Your task is to transcribe all of the data below exactly, omitting the images.

---------- DATA BLOCK

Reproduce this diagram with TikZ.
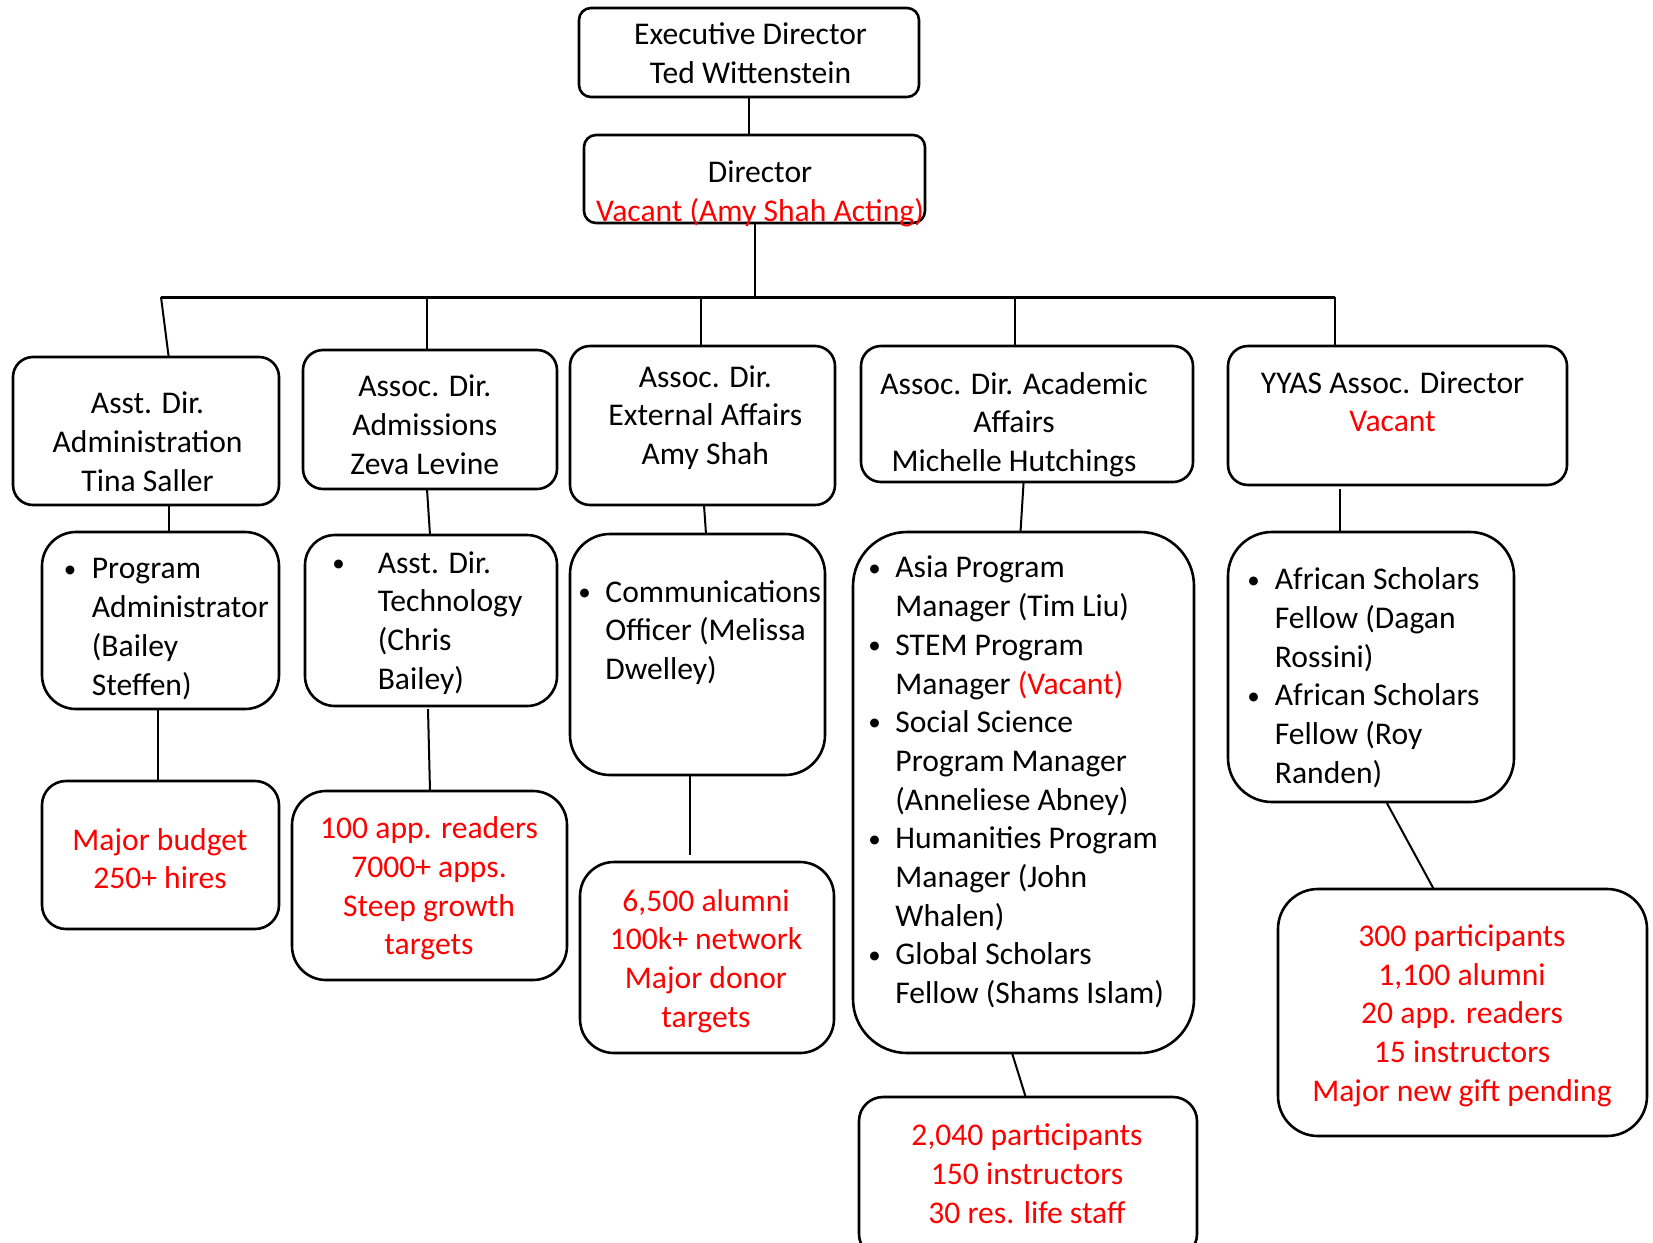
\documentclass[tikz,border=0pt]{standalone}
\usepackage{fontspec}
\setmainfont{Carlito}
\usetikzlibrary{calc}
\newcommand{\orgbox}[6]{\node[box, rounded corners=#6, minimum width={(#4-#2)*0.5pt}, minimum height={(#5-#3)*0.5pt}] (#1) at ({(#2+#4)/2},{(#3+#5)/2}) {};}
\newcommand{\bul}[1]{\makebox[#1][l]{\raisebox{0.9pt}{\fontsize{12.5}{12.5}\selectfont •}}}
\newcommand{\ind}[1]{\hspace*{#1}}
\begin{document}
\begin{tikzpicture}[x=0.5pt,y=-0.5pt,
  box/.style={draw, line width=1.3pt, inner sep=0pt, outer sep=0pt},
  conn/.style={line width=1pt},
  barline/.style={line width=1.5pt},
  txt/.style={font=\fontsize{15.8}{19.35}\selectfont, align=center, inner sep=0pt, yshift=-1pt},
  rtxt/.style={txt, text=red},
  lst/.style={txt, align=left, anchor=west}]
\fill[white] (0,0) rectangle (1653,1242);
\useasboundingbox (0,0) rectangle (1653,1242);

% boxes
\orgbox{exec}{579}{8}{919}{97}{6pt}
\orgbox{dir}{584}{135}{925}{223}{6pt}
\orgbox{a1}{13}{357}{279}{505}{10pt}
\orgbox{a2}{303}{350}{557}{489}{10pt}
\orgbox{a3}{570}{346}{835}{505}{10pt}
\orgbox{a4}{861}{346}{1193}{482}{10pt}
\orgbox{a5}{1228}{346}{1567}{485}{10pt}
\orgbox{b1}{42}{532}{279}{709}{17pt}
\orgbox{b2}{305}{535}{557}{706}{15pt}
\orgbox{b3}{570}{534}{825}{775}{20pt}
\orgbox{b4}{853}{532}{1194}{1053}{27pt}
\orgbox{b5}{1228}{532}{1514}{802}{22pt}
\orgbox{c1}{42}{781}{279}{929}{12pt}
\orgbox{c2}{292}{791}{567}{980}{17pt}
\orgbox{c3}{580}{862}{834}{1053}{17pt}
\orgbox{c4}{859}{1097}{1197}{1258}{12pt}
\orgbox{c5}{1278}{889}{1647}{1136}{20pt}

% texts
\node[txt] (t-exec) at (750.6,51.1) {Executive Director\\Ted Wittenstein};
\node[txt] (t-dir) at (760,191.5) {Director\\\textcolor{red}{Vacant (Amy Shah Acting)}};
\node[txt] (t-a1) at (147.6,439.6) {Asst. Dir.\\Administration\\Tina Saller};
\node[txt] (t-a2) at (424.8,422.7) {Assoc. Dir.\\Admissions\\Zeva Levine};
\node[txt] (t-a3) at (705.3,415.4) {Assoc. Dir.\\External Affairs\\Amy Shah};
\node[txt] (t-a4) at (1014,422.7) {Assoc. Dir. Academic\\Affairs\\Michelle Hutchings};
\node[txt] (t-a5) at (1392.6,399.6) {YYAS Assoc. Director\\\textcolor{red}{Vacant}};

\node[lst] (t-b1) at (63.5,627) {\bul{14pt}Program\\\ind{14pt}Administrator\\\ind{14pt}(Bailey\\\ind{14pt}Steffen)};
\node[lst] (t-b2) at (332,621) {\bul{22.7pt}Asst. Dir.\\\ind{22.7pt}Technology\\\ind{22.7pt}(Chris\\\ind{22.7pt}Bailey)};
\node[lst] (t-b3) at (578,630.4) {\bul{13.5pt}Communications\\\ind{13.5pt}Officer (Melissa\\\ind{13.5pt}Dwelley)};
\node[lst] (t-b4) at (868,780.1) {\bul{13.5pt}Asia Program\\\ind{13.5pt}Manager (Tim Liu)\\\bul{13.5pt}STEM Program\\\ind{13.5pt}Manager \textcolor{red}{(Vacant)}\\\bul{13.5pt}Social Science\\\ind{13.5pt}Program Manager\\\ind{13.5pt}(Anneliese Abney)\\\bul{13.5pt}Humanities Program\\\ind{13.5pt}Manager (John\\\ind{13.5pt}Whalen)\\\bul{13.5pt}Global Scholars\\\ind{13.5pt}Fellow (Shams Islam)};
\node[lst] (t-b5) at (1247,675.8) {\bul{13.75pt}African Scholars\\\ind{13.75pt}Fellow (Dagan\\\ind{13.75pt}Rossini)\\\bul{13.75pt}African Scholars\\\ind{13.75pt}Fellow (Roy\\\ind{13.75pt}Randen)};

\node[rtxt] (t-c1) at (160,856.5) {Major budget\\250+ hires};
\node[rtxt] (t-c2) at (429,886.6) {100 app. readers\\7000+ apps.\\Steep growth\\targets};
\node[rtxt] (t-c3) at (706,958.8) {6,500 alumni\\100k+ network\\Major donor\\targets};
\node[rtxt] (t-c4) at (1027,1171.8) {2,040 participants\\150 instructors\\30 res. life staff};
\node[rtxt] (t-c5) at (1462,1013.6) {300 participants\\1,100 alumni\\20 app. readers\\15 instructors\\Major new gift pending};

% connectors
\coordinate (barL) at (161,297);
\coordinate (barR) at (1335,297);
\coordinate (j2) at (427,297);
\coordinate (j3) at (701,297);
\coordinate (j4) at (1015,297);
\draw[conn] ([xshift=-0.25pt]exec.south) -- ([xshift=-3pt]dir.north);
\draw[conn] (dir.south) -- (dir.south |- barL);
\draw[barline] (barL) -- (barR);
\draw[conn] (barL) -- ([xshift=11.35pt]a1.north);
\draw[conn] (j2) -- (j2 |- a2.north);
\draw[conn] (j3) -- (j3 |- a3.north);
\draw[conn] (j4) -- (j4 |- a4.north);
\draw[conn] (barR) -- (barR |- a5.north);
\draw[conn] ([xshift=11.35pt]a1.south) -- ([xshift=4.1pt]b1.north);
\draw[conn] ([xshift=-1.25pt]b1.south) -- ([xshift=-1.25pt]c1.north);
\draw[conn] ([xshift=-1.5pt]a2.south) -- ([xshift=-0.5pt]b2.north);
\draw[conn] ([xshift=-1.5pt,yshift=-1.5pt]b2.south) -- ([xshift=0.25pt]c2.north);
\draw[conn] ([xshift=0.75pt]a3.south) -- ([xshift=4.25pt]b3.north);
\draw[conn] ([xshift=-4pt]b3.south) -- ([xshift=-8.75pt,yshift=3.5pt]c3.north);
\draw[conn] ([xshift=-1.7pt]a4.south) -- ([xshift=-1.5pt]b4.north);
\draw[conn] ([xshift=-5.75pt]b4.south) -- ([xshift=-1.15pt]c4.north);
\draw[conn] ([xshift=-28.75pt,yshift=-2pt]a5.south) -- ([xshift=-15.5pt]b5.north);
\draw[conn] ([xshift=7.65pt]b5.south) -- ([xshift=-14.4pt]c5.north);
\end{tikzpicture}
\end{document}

--------------------

> TASK ANSWER:
Reproduce this diagram with TikZ.
\documentclass[tikz,border=0pt]{standalone}
\usepackage{fontspec}
\setmainfont{Carlito}
\usetikzlibrary{calc}
\newcommand{\orgbox}[6]{\node[box, rounded corners=#6, minimum width={(#4-#2)*0.5pt}, minimum height={(#5-#3)*0.5pt}] (#1) at ({(#2+#4)/2},{(#3+#5)/2}) {};}
\newcommand{\bul}[1]{\makebox[#1][l]{\raisebox{0.9pt}{\fontsize{12.5}{12.5}\selectfont •}}}
\newcommand{\ind}[1]{\hspace*{#1}}
\begin{document}
\begin{tikzpicture}[x=0.5pt,y=-0.5pt,
  box/.style={draw, line width=1.3pt, inner sep=0pt, outer sep=0pt},
  conn/.style={line width=1pt},
  barline/.style={line width=1.5pt},
  txt/.style={font=\fontsize{15.8}{19.35}\selectfont, align=center, inner sep=0pt, yshift=-1pt},
  rtxt/.style={txt, text=red},
  lst/.style={txt, align=left, anchor=west}]
\fill[white] (0,0) rectangle (1653,1242);
\useasboundingbox (0,0) rectangle (1653,1242);

% boxes
\orgbox{exec}{579}{8}{919}{97}{6pt}
\orgbox{dir}{584}{135}{925}{223}{6pt}
\orgbox{a1}{13}{357}{279}{505}{10pt}
\orgbox{a2}{303}{350}{557}{489}{10pt}
\orgbox{a3}{570}{346}{835}{505}{10pt}
\orgbox{a4}{861}{346}{1193}{482}{10pt}
\orgbox{a5}{1228}{346}{1567}{485}{10pt}
\orgbox{b1}{42}{532}{279}{709}{17pt}
\orgbox{b2}{305}{535}{557}{706}{15pt}
\orgbox{b3}{570}{534}{825}{775}{20pt}
\orgbox{b4}{853}{532}{1194}{1053}{27pt}
\orgbox{b5}{1228}{532}{1514}{802}{22pt}
\orgbox{c1}{42}{781}{279}{929}{12pt}
\orgbox{c2}{292}{791}{567}{980}{17pt}
\orgbox{c3}{580}{862}{834}{1053}{17pt}
\orgbox{c4}{859}{1097}{1197}{1258}{12pt}
\orgbox{c5}{1278}{889}{1647}{1136}{20pt}

% texts
\node[txt] (t-exec) at (750.6,51.1) {Executive Director\\Ted Wittenstein};
\node[txt] (t-dir) at (760,191.5) {Director\\\textcolor{red}{Vacant (Amy Shah Acting)}};
\node[txt] (t-a1) at (147.6,439.6) {Asst. Dir.\\Administration\\Tina Saller};
\node[txt] (t-a2) at (424.8,422.7) {Assoc. Dir.\\Admissions\\Zeva Levine};
\node[txt] (t-a3) at (705.3,415.4) {Assoc. Dir.\\External Affairs\\Amy Shah};
\node[txt] (t-a4) at (1014,422.7) {Assoc. Dir. Academic\\Affairs\\Michelle Hutchings};
\node[txt] (t-a5) at (1392.6,399.6) {YYAS Assoc. Director\\\textcolor{red}{Vacant}};

\node[lst] (t-b1) at (63.5,627) {\bul{14pt}Program\\\ind{14pt}Administrator\\\ind{14pt}(Bailey\\\ind{14pt}Steffen)};
\node[lst] (t-b2) at (332,621) {\bul{22.7pt}Asst. Dir.\\\ind{22.7pt}Technology\\\ind{22.7pt}(Chris\\\ind{22.7pt}Bailey)};
\node[lst] (t-b3) at (578,630.4) {\bul{13.5pt}Communications\\\ind{13.5pt}Officer (Melissa\\\ind{13.5pt}Dwelley)};
\node[lst] (t-b4) at (868,780.1) {\bul{13.5pt}Asia Program\\\ind{13.5pt}Manager (Tim Liu)\\\bul{13.5pt}STEM Program\\\ind{13.5pt}Manager \textcolor{red}{(Vacant)}\\\bul{13.5pt}Social Science\\\ind{13.5pt}Program Manager\\\ind{13.5pt}(Anneliese Abney)\\\bul{13.5pt}Humanities Program\\\ind{13.5pt}Manager (John\\\ind{13.5pt}Whalen)\\\bul{13.5pt}Global Scholars\\\ind{13.5pt}Fellow (Shams Islam)};
\node[lst] (t-b5) at (1247,675.8) {\bul{13.75pt}African Scholars\\\ind{13.75pt}Fellow (Dagan\\\ind{13.75pt}Rossini)\\\bul{13.75pt}African Scholars\\\ind{13.75pt}Fellow (Roy\\\ind{13.75pt}Randen)};

\node[rtxt] (t-c1) at (160,856.5) {Major budget\\250+ hires};
\node[rtxt] (t-c2) at (429,886.6) {100 app. readers\\7000+ apps.\\Steep growth\\targets};
\node[rtxt] (t-c3) at (706,958.8) {6,500 alumni\\100k+ network\\Major donor\\targets};
\node[rtxt] (t-c4) at (1027,1171.8) {2,040 participants\\150 instructors\\30 res. life staff};
\node[rtxt] (t-c5) at (1462,1013.6) {300 participants\\1,100 alumni\\20 app. readers\\15 instructors\\Major new gift pending};

% connectors
\coordinate (barL) at (161,297);
\coordinate (barR) at (1335,297);
\coordinate (j2) at (427,297);
\coordinate (j3) at (701,297);
\coordinate (j4) at (1015,297);
\draw[conn] ([xshift=-0.25pt]exec.south) -- ([xshift=-3pt]dir.north);
\draw[conn] (dir.south) -- (dir.south |- barL);
\draw[barline] (barL) -- (barR);
\draw[conn] (barL) -- ([xshift=11.35pt]a1.north);
\draw[conn] (j2) -- (j2 |- a2.north);
\draw[conn] (j3) -- (j3 |- a3.north);
\draw[conn] (j4) -- (j4 |- a4.north);
\draw[conn] (barR) -- (barR |- a5.north);
\draw[conn] ([xshift=11.35pt]a1.south) -- ([xshift=4.1pt]b1.north);
\draw[conn] ([xshift=-1.25pt]b1.south) -- ([xshift=-1.25pt]c1.north);
\draw[conn] ([xshift=-1.5pt]a2.south) -- ([xshift=-0.5pt]b2.north);
\draw[conn] ([xshift=-1.5pt,yshift=-1.5pt]b2.south) -- ([xshift=0.25pt]c2.north);
\draw[conn] ([xshift=0.75pt]a3.south) -- ([xshift=4.25pt]b3.north);
\draw[conn] ([xshift=-4pt]b3.south) -- ([xshift=-8.75pt,yshift=3.5pt]c3.north);
\draw[conn] ([xshift=-1.7pt]a4.south) -- ([xshift=-1.5pt]b4.north);
\draw[conn] ([xshift=-5.75pt]b4.south) -- ([xshift=-1.15pt]c4.north);
\draw[conn] ([xshift=-28.75pt,yshift=-2pt]a5.south) -- ([xshift=-15.5pt]b5.north);
\draw[conn] ([xshift=7.65pt]b5.south) -- ([xshift=-14.4pt]c5.north);
\end{tikzpicture}
\end{document}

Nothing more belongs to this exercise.